Stella Scott’s An Invitation to Dream, a series commissioned by NOWNESS in partnership with Moncler, follows Jeremy O Harris, Francesca Hayward, and Sumayya Vally in moments of creative inspiration
Behind the physical labour required of any artist – be it dancing, drawing, writing, sculpting, building, acting, or capturing the world through a lens – there’s a more imaginative, less tangible form of work we might call ‘dreaming’. Existing under the surface and inside the mind, this work is often difficult to describe to an outsider, or to justify as anything more than idleness or procrastination, but without it, the more visible products of the creative process probably wouldn’t even exist.
The South African architect Sumayya Vally discusses this dynamic while journeying between her studio and Whitechapel – an area that would inspire her Serpentine Pavilion in 2021 – in the third installation of An Invitation to Dream, a series of films directed by Stella Scott, commissioned by NOWNESS in partnership with Moncler. “I believe deeply in the process of procrastination and dreaming,” she says. “I was often described as someone whose head is in the clouds, or whose mind is in another world.” Turning these often-dismissive comments on their head, she adds that this tendency to dream has always been a foundation for her work: “If we can imagine a world we can create it.”
Curated by Jefferson Hack to coincide with Milan Design Week 2024, the immersive exhibition An Invitation to Dream was presented by Moncler at Milano Centrale station this year, spotlighting 12 preeminent creatives in a celebration of dream states as a passage to creativity. Extending this show, Scott’s film series of the same name with Moncler hones in on three of these creatives – Vally, playwright Jeremy O Harris, and ballet dancer Francesca Hayward – and follows them through the moments where inspiration, or dreaming, takes place.
“Dreaming is a key part of any creative process and I wanted to capture the moment it happens, when we sleep, when we daydream, and when our minds wander as we travel through our everyday life,” Scott tells AnOther. In this sense, the films come together to offer an expansive sense of the artistic dreamlife, from Hayward’s dancing literally going beyond her waking life, to the sprawling, unedited thought process of Harris as he sits in on rehearsals ahead of Slave Play’s opening night in London. “As Frankie sleeps, Jeremy daydreams and Sumayya loses herself in thought,” adds Scott, “I wanted the audience to be as close as they could possibly be to the genesis of their creativity.”
For the filmmaker, this also meant getting close to each artists’ creative process herself – luckily, she says that they were all confident in pulling back the curtain and demystifying their work. While unique as individual artists, they were also “surprisingly united” in their attitude and work ethic. “They all had a dream and they all worked incredibly hard to manifest it,” Scott adds. “They understood that they had to inhabit all facets of their chosen profession, the disappointments and moments of perceived failure alongside the rewards, in order to find true growth. They did it because they loved ... They didn’t seem to expect anything for anyone, just from themselves.”

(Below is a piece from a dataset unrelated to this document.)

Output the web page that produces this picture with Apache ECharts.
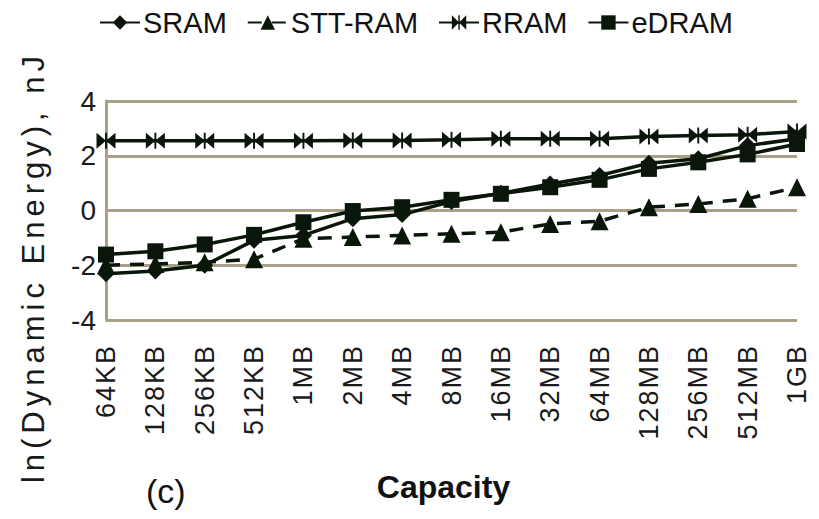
<!DOCTYPE html>
<html>
<head>
<meta charset="utf-8">
<script src="https://cdn.jsdelivr.net/npm/echarts@6/dist/echarts.min.js"></script>
<style>
  html, body { margin: 0; padding: 0; background: #fff; }
  #chart { width: 819px; height: 519px; }
  /* wide tracking for the axis texts */
  #chart text[style*="31px"] { letter-spacing: 5px; }
  #chart text[style*="27px"] { letter-spacing: 2px; }
</style>
</head>
<body>
<div id="chart"></div>
<script>
// Memory capacities on the horizontal axis
const capacities = ['64KB', '128KB', '256KB', '512KB', '1MB', '2MB', '4MB', '8MB',
  '16MB', '32MB', '64MB', '128MB', '256MB', '512MB', '1GB'];

// ln(dynamic energy) per access, nJ
const sram   = [-2.31, -2.21, -2.00, -1.09, -0.91, -0.30, -0.15, 0.33, 0.63, 0.97, 1.28, 1.73, 1.89, 2.37, 2.62];
const sttRam = [-2.00, -1.95, -1.89, -1.78, -1.03, -0.97, -0.91, -0.85, -0.79, -0.49, -0.39, 0.12, 0.24, 0.43, 0.85];
const rram   = [2.55, 2.55, 2.55, 2.55, 2.55, 2.56, 2.56, 2.58, 2.62, 2.62, 2.62, 2.70, 2.74, 2.77, 2.89];
const edram  = [-1.61, -1.49, -1.24, -0.89, -0.43, -0.02, 0.12, 0.39, 0.61, 0.85, 1.12, 1.52, 1.76, 2.05, 2.43];

const yTicks = [-4, -2, 0, 2, 4];

const INK = '#0b160b';
const GRID = '#a9a088';
const FONT = '"Liberation Sans", Arial, sans-serif';

// bow-tie marker: two triangles meeting at the centre
const bowTie = 'path://M0,0 L10,6 L0,12 Z M20,0 L10,6 L20,12 Z M9,0 L11,0 L11,12 L9,12 Z';

function makeSeries(name, data, symbol, size, dashed) {
  return {
    name: name,
    type: 'line',
    data: data,
    symbol: symbol,
    symbolSize: size,
    showAllSymbol: true,
    lineStyle: { color: INK, width: 3.5, type: dashed ? [14, 10] : 'solid' },
    itemStyle: { color: INK, borderWidth: 0 },
    emphasis: { disabled: true },
    animation: false
  };
}

const chart = echarts.init(document.getElementById('chart'), null, { renderer: 'svg' });
chart.setOption({
  backgroundColor: '#ffffff',
  animation: false,
  textStyle: { fontFamily: FONT },
  legend: {
    top: 3,
    left: 94,
    itemWidth: 40,
    itemHeight: 18,
    itemGap: 20,
    textStyle: { fontSize: 29, color: '#111', fontFamily: FONT, padding: [0, 0, 0, -2] },
    data: ['SRAM', 'STT-RAM', 'RRAM', 'eDRAM']
  },
  grid: { left: 106, right: 22, top: 101, bottom: 199, containLabel: false },
  xAxis: {
    type: 'category',
    data: capacities,
    boundaryGap: false,
    name: 'Capacity',
    nameLocation: 'middle',
    nameGap: 151,
    nameTextStyle: { fontSize: 32, fontWeight: 'bold', color: '#111', fontFamily: FONT, padding: [0, 16, 0, 0] },
    axisLine: { show: false },
    axisTick: { show: false },
    axisLabel: {
      rotate: 90,
      interval: 0,
      margin: 24,
      fontSize: 27,
      color: '#1a1a1a',
      fontFamily: FONT
    },
    splitLine: { show: false }
  },
  yAxis: {
    type: 'value',
    min: yTicks[0],
    max: yTicks[yTicks.length - 1],
    interval: 2,
    axisLine: { show: true, lineStyle: { color: GRID, width: 3 } },
    axisTick: { show: false },
    axisLabel: { fontSize: 28, color: '#1a1a1a', margin: 10, fontFamily: FONT },
    splitLine: { show: true, lineStyle: { color: GRID, width: 3 } }
  },
  graphic: [{
    type: 'text',
    x: 33,
    y: 267,
    rotation: Math.PI / 2,
    style: {
      text: 'ln(Dynamic Energy), nJ',
      font: '31px ' + FONT,
      fill: '#1a1a1a',
      align: 'center',
      verticalAlign: 'middle'
    }
  }, {
    type: 'text',
    left: 146,
    top: 474,
    style: { text: '(c)', font: '34px ' + FONT, fill: '#111' }
  }],
  series: [
    makeSeries('SRAM', sram, 'diamond', 17, false),
    makeSeries('STT-RAM', sttRam, 'triangle', 18, true),
    makeSeries('RRAM', rram, bowTie, [19, 16], false),
    makeSeries('eDRAM', edram, 'rect', 16, false)
  ]
});
</script>
</body>
</html>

In the spirit of the films, of course, each of these successful creatives also did a lot to dispel the myth that daydreaming is a waste of time, or even that an artist has to suffer to make something great. Harris and Vally, for instance, described “filling their minds with research and inspiration” and then waiting for an idea to appear out of the melange. Similarly, Hayward spoke about familiarising herself with all the elements of a dance – the story, character, music, and choreography – until her version of the role appeared to her. “There were these unspoken feelings of trust and faith,” notes Scott, “that seemed fundamental in bringing the idea to life.”
Dreaming alone isn’t enough, of course, and Scott’s films also highlight vital elements of the real world that feed into an artist’s practice – both the physical and the imaginary – from friends and collaborators, to the geography of the places they work, to political concerns and visual stimuli. All of these coexist, the filmmaker says, and we shouldn’t let them halt the creative process, but instead acknowledge that they feed into it and help dreams come to fruition. “We shouldn’t imagine that we need consecutive hours, days, weeks to put something together,” she explains. “I don’t mean to belittle the creative process, but I don’t think we should imagine it [to be] as hard as we sometimes do, and then put it off for some future window of sacred time. Life is of course all-consuming [...] but we can keep the conversation running at all times with our creative selves and be alive to the possibility of an idea being made in any moment.”
An Invitation to Dream is a series commissioned by NOWNESS in partnership with Moncler.